В августе мы с мамой предприняли поездку в Аладино к бабушке и дедушке, взяв с собой Димку. Это дало мне право сказать в начале моих воспоминаний, что аладинский дом видел в своих стенах пять поколений нашей семьи — Дима и был пятым поколением. В Аладине революционные настроения чувствовались гораздо меньше, чем в Попелеве. С одной стороны, оно было дальше от бурлящего уездного центра, с другой — не представляло собой интереса в смысле земли и даже построек, так как было по существу только дачей.

Бабушка и дедушка решили не ехать на зиму в Петроград, а, заперев, как всегда в сентябре, аладинский дом, поселились в Москве у тети Лины Штер и Наточки Оболенской, которые жили вдвоем (Ната к тому времени разошлась с мужем) и уступили им две комнаты в своей квартире на углу Малого и Большого Левшинских переулков. Таким образом, в Аладине не происходило того «изгнания хозяев», которое нам пришлось испытать в Попелеве в начале декабря 1917 года.

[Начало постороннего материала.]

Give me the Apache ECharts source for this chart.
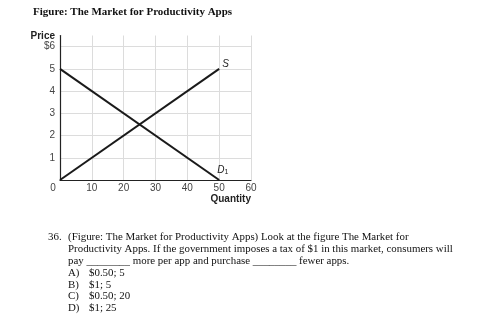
<!DOCTYPE html>
<html>
<head>
<meta charset="utf-8">
<script src="https://cdn.jsdelivr.net/npm/echarts@6/dist/echarts.min.js"></script>
<style>
  html, body { margin: 0; padding: 0; background: #fff; }
  #chart { width: 494px; height: 334px; }
</style>
</head>
<body>
<div id="chart"></div>
<script>
// data
const quantity = [0, 50];
const supplyPrice = [0, 5];
const demandPrice = [5, 0];
const yTickLabels = ['0', '1', '2', '3', '4', '5', '$6'];
const xTickLabels = ['0', '10', '20', '30', '40', '50', '60'];

const questionNumber = '36.';
const questionLines = [
  '(Figure: The Market for Productivity Apps) Look at the figure The Market for',
  'Productivity Apps. If the government imposes a tax of $1 in this market, consumers will',
  'pay ________ more per app and purchase ________ fewer apps.'
];
const answerLetters = ['A)', 'B)', 'C)', 'D)'];
const answerTexts = ['$0.50; 5', '$1; 5', '$0.50; 20', '$1; 25'];

const serif = '"Liberation Serif", "Times New Roman", serif';
const sans = '"Liberation Sans", Arial, sans-serif';

const chart = echarts.init(document.getElementById('chart'));

// question text below the chart
const texts = [];
const qFont = '10.9px ' + serif;
texts.push({ type: 'text', x: 48, y: 237, style: { text: questionNumber, font: qFont, fill: '#111', verticalAlign: 'middle' } });
questionLines.forEach((t, i) => {
  texts.push({ type: 'text', x: 68, y: 237 + i * 12, style: { text: t, font: qFont, fill: '#111', verticalAlign: 'middle' } });
});
answerLetters.forEach((t, i) => {
  const y = 273 + i * 11.8;
  texts.push({ type: 'text', x: 68, y: y, style: { text: t, font: qFont, fill: '#111', verticalAlign: 'middle' } });
  texts.push({ type: 'text', x: 89, y: y, style: { text: answerTexts[i], font: qFont, fill: '#111', verticalAlign: 'middle' } });
});

const option = {
  animation: false,
  title: {
    text: 'Figure: The Market for Productivity Apps',
    left: 33,
    top: 7,
    padding: 0,
    textStyle: { fontFamily: serif, fontWeight: 'bold', fontSize: 11, color: '#111' }
  },
  grid: { left: 60, right: 243, top: 35.5, bottom: 154 },
  xAxis: {
    type: 'value',
    min: 0,
    max: 60,
    interval: 10,
    name: 'Quantity',
    nameLocation: 'end',
    nameGap: 0,
    nameTextStyle: { fontFamily: sans, fontWeight: 'bold', fontSize: 10, color: '#222', align: 'right', verticalAlign: 'top', padding: [14, 0, 0, 0] },
    axisLine: { show: true, lineStyle: { color: '#222', width: 1.2 } },
    axisTick: { show: false },
    axisLabel: {
      margin: 3,
      fontFamily: sans,
      fontSize: 10,
      color: '#444',
      formatter: (v) => {
        const s = xTickLabels[Math.round(v / 10)];
        return v === 0 ? '{o|' + s + '}' : s;
      },
      rich: { o: { fontFamily: sans, fontSize: 10, color: '#444', padding: [0, 14, 0, 0] } }
    },
    splitLine: { show: true, lineStyle: { color: '#dcdcdc', width: 1 } }
  },
  yAxis: {
    type: 'value',
    min: 0,
    max: 6.5,
    interval: 1,
    name: 'Price',
    nameLocation: 'end',
    nameGap: -2,
    nameTextStyle: { fontFamily: sans, fontWeight: 'bold', fontSize: 10, color: '#222', align: 'right', verticalAlign: 'middle', padding: [0, 5, 0, 0] },
    axisLine: { show: true, lineStyle: { color: '#222', width: 1.2 } },
    axisTick: { show: false },
    axisLabel: {
      margin: 5,
      fontFamily: sans,
      fontSize: 10,
      color: '#444',
      showMaxLabel: false,
      formatter: (v) => (v === 0 || v > 6) ? '' : yTickLabels[Math.round(v)]
    },
    splitLine: { show: true, showMaxLine: false, lineStyle: { color: '#dcdcdc', width: 1 } }
  },
  series: [
    {
      name: 'S',
      type: 'line',
      symbol: 'none',
      lineStyle: { color: '#1a1a1a', width: 2 },
      endLabel: {
        show: true, distance: 3, offset: [0, -5],
        formatter: 'S', fontFamily: sans, fontStyle: 'italic', fontSize: 10, color: '#222'
      },
      data: quantity.map((q, i) => [q, supplyPrice[i]])
    },
    {
      name: 'D1',
      type: 'line',
      symbol: 'none',
      lineStyle: { color: '#1a1a1a', width: 2 },
      endLabel: {
        show: true, distance: 0, offset: [-2, -10],
        formatter: '{d|D}{s|1}',
        rich: {
          d: { fontFamily: sans, fontStyle: 'italic', fontSize: 10, color: '#222' },
          s: { fontFamily: sans, fontSize: 7, color: '#222', verticalAlign: 'bottom', padding: [5, 0, 0, 0] }
        }
      },
      data: quantity.map((q, i) => [q, demandPrice[i]])
    }
  ],
  graphic: texts
};

chart.setOption(option);
</script>
</body>
</html>
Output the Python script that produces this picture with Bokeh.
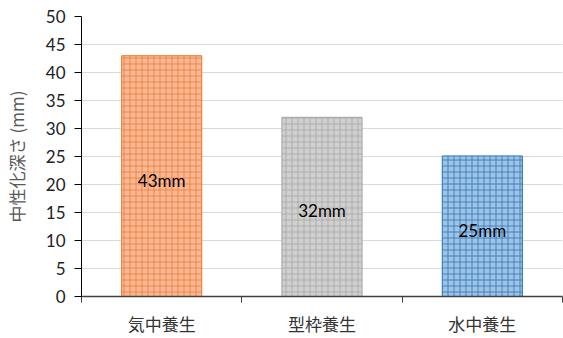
from bokeh.plotting import figure
from bokeh.models import FixedTicker, Range1d, ColumnDataSource
from bokeh.core.properties import value
from bokeh.embed import file_html
from bokeh.resources import INLINE

categories = ["気中養生", "型枠養生", "水中養生"]
depths = [43, 32, 25.1]
labels = ["43mm", "32mm", "25mm"]
fill_colors = ["#F8B898", "#D0D0D0", "#9DC3E6"]
hatch_colors = ["#ED7D31", "#A5A5A5", "#2E75B6"]
y_ticks = [0, 5, 10, 15, 20, 25, 30, 35, 40, 45, 50]

xs = [i + 0.5 for i in range(len(categories))]
src = ColumnDataSource(dict(x=xs, top=depths, mid=[d / 2 for d in depths],
                            lab=labels, fc=fill_colors, hc=hatch_colors))

p = figure(width=563, height=338, output_backend="svg", toolbar_location=None,
           x_range=Range1d(0, 3), y_range=Range1d(0, 50),
           min_border_left=79, min_border_right=1, min_border_top=16, min_border_bottom=41)
p.outline_line_color = None

p.vbar(x="x", top="top", width=0.5, source=src, fill_color="fc", line_color="hc",
       line_width=1, hatch_pattern="+", hatch_color="hc", hatch_scale=6,
       hatch_weight=1, hatch_alpha=0.8)
p.text(x="x", y="mid", text="lab", source=src, text_align="center", text_baseline="middle",
       text_font=value("Lato"), text_font_size="17px", text_color="#000000",
       y_offset=4)

# y axis
p.yaxis.ticker = FixedTicker(ticks=y_ticks)
p.yaxis.axis_label = "中性化深さ (mm)"
p.yaxis.axis_label_text_font = "Noto Sans CJK JP"
p.yaxis.axis_label_text_font_style = "normal"
p.yaxis.axis_label_text_font_size = "17px"
p.yaxis.axis_label_text_color = "#595959"
p.yaxis.axis_label_standoff = 14
p.yaxis.major_label_text_font = "Lato"
p.yaxis.major_label_text_font_size = "17px"
p.yaxis.major_label_text_color = "#222222"
p.yaxis.axis_line_color = "#000000"
p.yaxis.major_tick_line_color = "#000000"
p.yaxis.major_tick_out = 7
p.yaxis.major_tick_in = 0
p.yaxis.minor_tick_line_color = None
p.yaxis.major_label_standoff = 9

# x axis
p.xaxis.ticker = FixedTicker(ticks=xs, minor_ticks=[0, 1, 2, 3])
p.xaxis.major_label_overrides = {x: c for x, c in zip(xs, categories)}
p.xaxis.major_label_text_font = "Noto Sans CJK JP"
p.xaxis.major_label_text_font_size = "17px"
p.xaxis.major_label_text_color = "#333333"
p.xaxis.major_tick_line_color = None
p.xaxis.major_tick_out = 0
p.xaxis.major_tick_in = 0
p.xaxis.minor_tick_line_color = "#404040"
p.xaxis.minor_tick_out = 6
p.xaxis.minor_tick_in = 0
p.xaxis.axis_line_color = "#404040"
p.xaxis.axis_line_width = 1.5
p.xaxis.major_label_standoff = 8

p.xgrid.grid_line_color = None
p.ygrid.grid_line_color = "#D9D9D9"
p.ygrid.grid_line_width = 1

open("out.html", "w").write(file_html(p, INLINE))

Незадолго до того, как приехавшие из Козельска «комитетчики» назначили маме окончательный срок выезда из дома, вернулся Борис (фронт как таковой уже перестал существовать). Решили снимать квартиру в Козельске, и выбор пал на дом, принадлежавший владельцу небольшого кирпичного завода Собенникову. Дом этот стоял особняком на выезде из города, недалеко от больницы. При нем имелись обширные конюшни — до революции у Собенникова стоял отряд стражников.

На вывоз домашних вещей запрета не накладывали, поэтому из Попелева в Козельск на тридцати пяти подводах потянулось «движимое имущество». Наиболее громоздкие вещи, в том числе мамин рояль, были поставлены в склады местных купцов Самариных.

Изгоняемым помещикам полагалось взять одну лошадь и одну корову. Помню, как Борис запряг в санки молодую гнедую лошадку Блудницу, посадил меня и Диму, и мы помчались в Козельск. Мама ехала в других санях, держа на коленях старинную икону Федоровской Божьей Матери. По ее лицу текли слезы: на жизнь в Попелеве она возлагала большие надежды и многим пожертвовала для ее устройства.